Thousands of opposition supporters rallied in the Cambodian capital Sunday vowing to remain for several days in a renewed bid to overturn Prime Minister Hun Sen's disputed election win.
The protest, called by the Cambodia National Rescue Party, comes a day after a rare meeting between opposition chief Sam Rainsy and the strongman premier to break the political paralysis gripping the kingdom.
Around 20,000 people converged on Phnom Penh's Democracy Park on Sunday, according to an AFP reporter, the majority staying in place as dusk approached despite a prior order from authorities to disperse around nightfall.
Water cannon and tear gas were fired at an apparently unrelated group around two kilometres (1.2 miles) from the park, according to an AFP photographer at the scene.
One man appeared to be injured in the clash which occurred when the group of around 200 people tried to break through a police barricade, he added.
The CNRP was swift to distance its rally from the incident and a spokesman said it was "not involved with the demonstration".
CNRP supporters on Sunday again responded in large numbers to the call by opposition leader Sam Rainsy to reject official poll results -- over allegations voter fraud -- which saw the ruling Cambodian People's Party take 68 seats to the opposition's 55.
"Brothers, this is an important mission to rescue the nation," Rainsy said Sunday addressing demonstrators, many of whom held banners reading 'my vote, my nation' and 'where is my vote?'.
Rainsy called for a recount or new vote and stated that opposition lawmakers will not attend the opening of the parliament on September 23.
But "there will be no talks on power sharing" he warned, without the alleged election irregularities being cleared up.
Saturday's meeting between Rainsy and Hun Sen, hosted by King Norodom Sihamoni, made limited progress towards ending the stalemate but the opposition leader said he will still attend new talks on Monday with the CPP.
Anti-riot and military police were deployed at key locations in Phnom Penh on Sunday, but as dusk fell security forces had maintained a low profile at the rally site.
Ahead of the rally the government set a limit on the number of protesters at 10,000 and said it must finish by around 6pm local time (1100GMT).
But protesters remained defiant, vowing to stay in the park until their demands are met.
"Our votes were robbed," said 56-year-old Srin Chea, who travelled from southern Kandal province.

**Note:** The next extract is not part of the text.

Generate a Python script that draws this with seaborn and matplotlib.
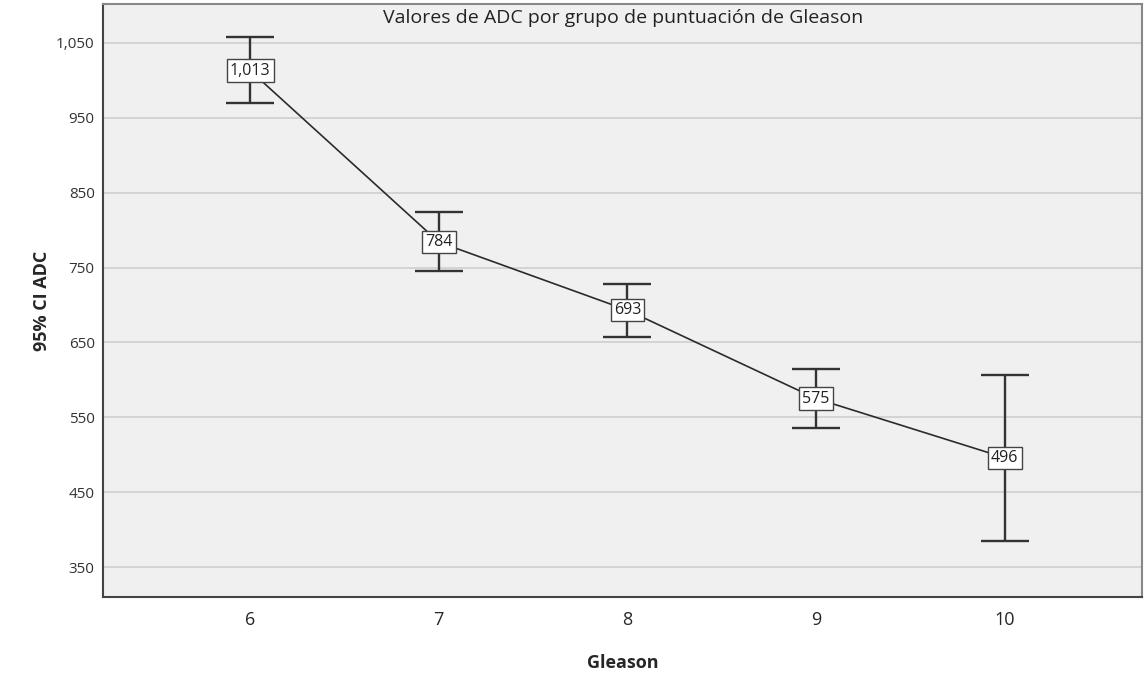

"I am angry. I want justice. I am not afraid of death."
So far the CNRP's efforts to challenge the outcome have failed and it has run out of formal options in its bid to overturn Hun Sen's victory.
Hun Sen, 61, has been in power for 28 years and has vowed to rule until he is 74.
A former Khmer Rouge cadre who defected and oversaw Cambodia's rise from the ashes of war, his government is regularly accused of ignoring human rights and suppressing political dissent.